*WORK TO COMPLETE*
Go through the listing and set it down exactly, leaving out its pictures.

*DATA EXCERPTS*
>>>>>
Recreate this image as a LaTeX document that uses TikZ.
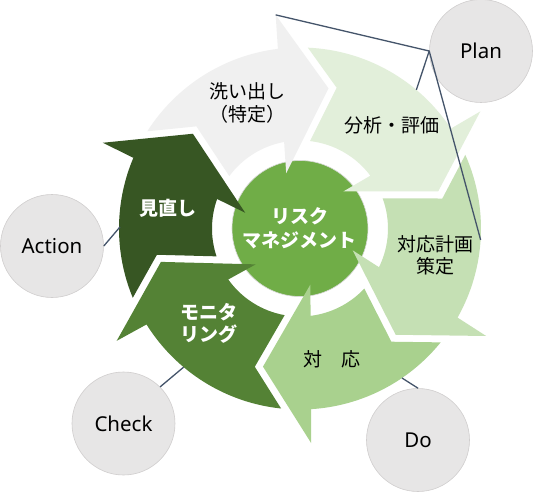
\documentclass[tikz,border=0pt]{standalone}
\usepackage{fontspec}
\setmainfont{Noto Sans CJK JP}
\newfontfamily\latf{Noto Sans}
\definecolor{cWash}{HTML}{F0F0F0}
\definecolor{cAnal}{HTML}{E2EFDA}
\definecolor{cPlan}{HTML}{C5E0B4}
\definecolor{cDo}{HTML}{A9D18E}
\definecolor{cMon}{HTML}{548235}
\definecolor{cRev}{HTML}{375623}
\definecolor{cCore}{HTML}{70AD47}
\definecolor{pdcaFill}{HTML}{E7E6E6}
\definecolor{pdcaLine}{HTML}{D0CECE}
\definecolor{linkC}{HTML}{44546A}
% #1 rotation of head, #2 tail shift (deg), #3 colour
\newcommand\cycarrow[3]{%
  \begin{scope}[rotate=#1]
    \fill[#3] ({48.51+#2}:181pt) arc[start angle={48.51+#2},end angle=-1.99,radius=181pt]
      -- (214.8,-9.38) -- (133.94,-50.08) -- (56.78,4.97) -- (87.97,2.14)
      arc[start angle=1.39,end angle={44.45+#2},radius=88pt]
      -- ({36.40+#2}:145.48pt) -- cycle;
  \end{scope}}
\begin{document}
\begin{tikzpicture}[x=1pt,y=1pt,
  lbl/.style={align=center,text=black,inner sep=0pt,font=\fontsize{19}{22.5}\selectfont},
  wlbl/.style={align=center,text=white,inner sep=0pt,font=\fontsize{19}{22.5}\selectfont\bfseries},
  pdca/.style={circle,fill=pdcaFill,draw=pdcaLine,line width=0.6pt,minimum size=103pt,inner sep=0pt,font=\latf\fontsize{20.5}{24}\selectfont},
  link/.style={draw=linkC,line width=1.3pt}]
\useasboundingbox (-300,-264.5) rectangle (233,228.5);
\fill[white] (-300,-264.5) rectangle (233,228.5);
% centre
\node[circle,fill=cCore,draw=white!85!black,line width=0.6pt,minimum size=136pt,inner sep=0pt,
      align=center,text=white,font=\fontsize{19}{24}\selectfont\bfseries] (core) at (0,0) {リスク\\マネジメント};
% arrows
\cycarrow{99}{0}{cWash}
\cycarrow{35.5}{3.5}{cAnal}
\cycarrow{-27.5}{3}{cPlan}
\cycarrow{-84.5}{-3}{cDo}
\cycarrow{-146}{1.5}{cMon}
\cycarrow{-201}{-5}{cRev}
\begin{scope}[rotate=99]\coordinate (pA) at (214.8,-9.38);\end{scope}
% labels
\node[lbl] (l1) at (-52,125.8) {洗い出し\\（特定）};
\node[lbl] (l2) at (92.5,103.5) {分析・評価};
\node[lbl] (l3) at (135,-27) {対応計画\\策定};
\node[lbl] (l4) at (32.5,-130.5) {対　応};
\node[wlbl] (l5) at (-91,-95) {モニタ\\リング};
\node[wlbl] (l6) at (-131.5,20) {見直し};
% PDCA circles
\node[pdca] (Plan) at (181,177.5) {Plan};
\node[pdca] (Do) at (118,-211.5) {Do};
\node[pdca] (Check) at (-176.5,-195) {Check};
\node[pdca] (Action) at (-248,-17.5) {Action};
% connector ends
\coordinate (pB) at (50:181pt);
\coordinate (pC) at (-3.6:181pt);
\coordinate (pD) at (-55.7:181pt);
\coordinate (pE) at (-130:181pt);
\coordinate (pF) at (179.5:180pt);
\draw[link] (pA) -- (Plan.west) -- (pC);
\draw[link] (Plan.west) -- (pB);
\draw[link] (pD) -- (Do.north);
\draw[link] (pE) -- (Check.45);
\draw[link] (pF) -- (Action.east);
\end{tikzpicture}
\end{document}
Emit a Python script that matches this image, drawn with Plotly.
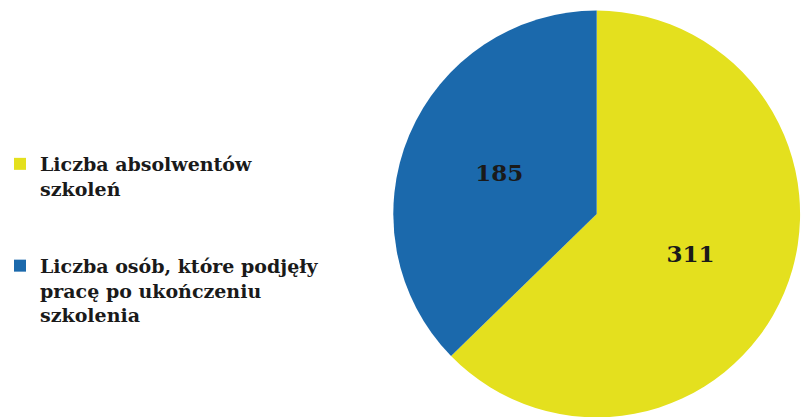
<<<<<
*OUTPUT OF THE TASK*
Recreate this image as a LaTeX document that uses TikZ.
\documentclass[tikz,border=0pt]{standalone}
\usepackage{fontspec}
\setmainfont{Noto Sans CJK JP}
\newfontfamily\latf{Noto Sans}
\definecolor{cWash}{HTML}{F0F0F0}
\definecolor{cAnal}{HTML}{E2EFDA}
\definecolor{cPlan}{HTML}{C5E0B4}
\definecolor{cDo}{HTML}{A9D18E}
\definecolor{cMon}{HTML}{548235}
\definecolor{cRev}{HTML}{375623}
\definecolor{cCore}{HTML}{70AD47}
\definecolor{pdcaFill}{HTML}{E7E6E6}
\definecolor{pdcaLine}{HTML}{D0CECE}
\definecolor{linkC}{HTML}{44546A}
% #1 rotation of head, #2 tail shift (deg), #3 colour
\newcommand\cycarrow[3]{%
  \begin{scope}[rotate=#1]
    \fill[#3] ({48.51+#2}:181pt) arc[start angle={48.51+#2},end angle=-1.99,radius=181pt]
      -- (214.8,-9.38) -- (133.94,-50.08) -- (56.78,4.97) -- (87.97,2.14)
      arc[start angle=1.39,end angle={44.45+#2},radius=88pt]
      -- ({36.40+#2}:145.48pt) -- cycle;
  \end{scope}}
\begin{document}
\begin{tikzpicture}[x=1pt,y=1pt,
  lbl/.style={align=center,text=black,inner sep=0pt,font=\fontsize{19}{22.5}\selectfont},
  wlbl/.style={align=center,text=white,inner sep=0pt,font=\fontsize{19}{22.5}\selectfont\bfseries},
  pdca/.style={circle,fill=pdcaFill,draw=pdcaLine,line width=0.6pt,minimum size=103pt,inner sep=0pt,font=\latf\fontsize{20.5}{24}\selectfont},
  link/.style={draw=linkC,line width=1.3pt}]
\useasboundingbox (-300,-264.5) rectangle (233,228.5);
\fill[white] (-300,-264.5) rectangle (233,228.5);
% centre
\node[circle,fill=cCore,draw=white!85!black,line width=0.6pt,minimum size=136pt,inner sep=0pt,
      align=center,text=white,font=\fontsize{19}{24}\selectfont\bfseries] (core) at (0,0) {リスク\\マネジメント};
% arrows
\cycarrow{99}{0}{cWash}
\cycarrow{35.5}{3.5}{cAnal}
\cycarrow{-27.5}{3}{cPlan}
\cycarrow{-84.5}{-3}{cDo}
\cycarrow{-146}{1.5}{cMon}
\cycarrow{-201}{-5}{cRev}
\begin{scope}[rotate=99]\coordinate (pA) at (214.8,-9.38);\end{scope}
% labels
\node[lbl] (l1) at (-52,125.8) {洗い出し\\（特定）};
\node[lbl] (l2) at (92.5,103.5) {分析・評価};
\node[lbl] (l3) at (135,-27) {対応計画\\策定};
\node[lbl] (l4) at (32.5,-130.5) {対　応};
\node[wlbl] (l5) at (-91,-95) {モニタ\\リング};
\node[wlbl] (l6) at (-131.5,20) {見直し};
% PDCA circles
\node[pdca] (Plan) at (181,177.5) {Plan};
\node[pdca] (Do) at (118,-211.5) {Do};
\node[pdca] (Check) at (-176.5,-195) {Check};
\node[pdca] (Action) at (-248,-17.5) {Action};
% connector ends
\coordinate (pB) at (50:181pt);
\coordinate (pC) at (-3.6:181pt);
\coordinate (pD) at (-55.7:181pt);
\coordinate (pE) at (-130:181pt);
\coordinate (pF) at (179.5:180pt);
\draw[link] (pA) -- (Plan.west) -- (pC);
\draw[link] (Plan.west) -- (pB);
\draw[link] (pD) -- (Do.north);
\draw[link] (pE) -- (Check.45);
\draw[link] (pF) -- (Action.east);
\end{tikzpicture}
\end{document}
Emit a Python script that matches this image, drawn with Plotly.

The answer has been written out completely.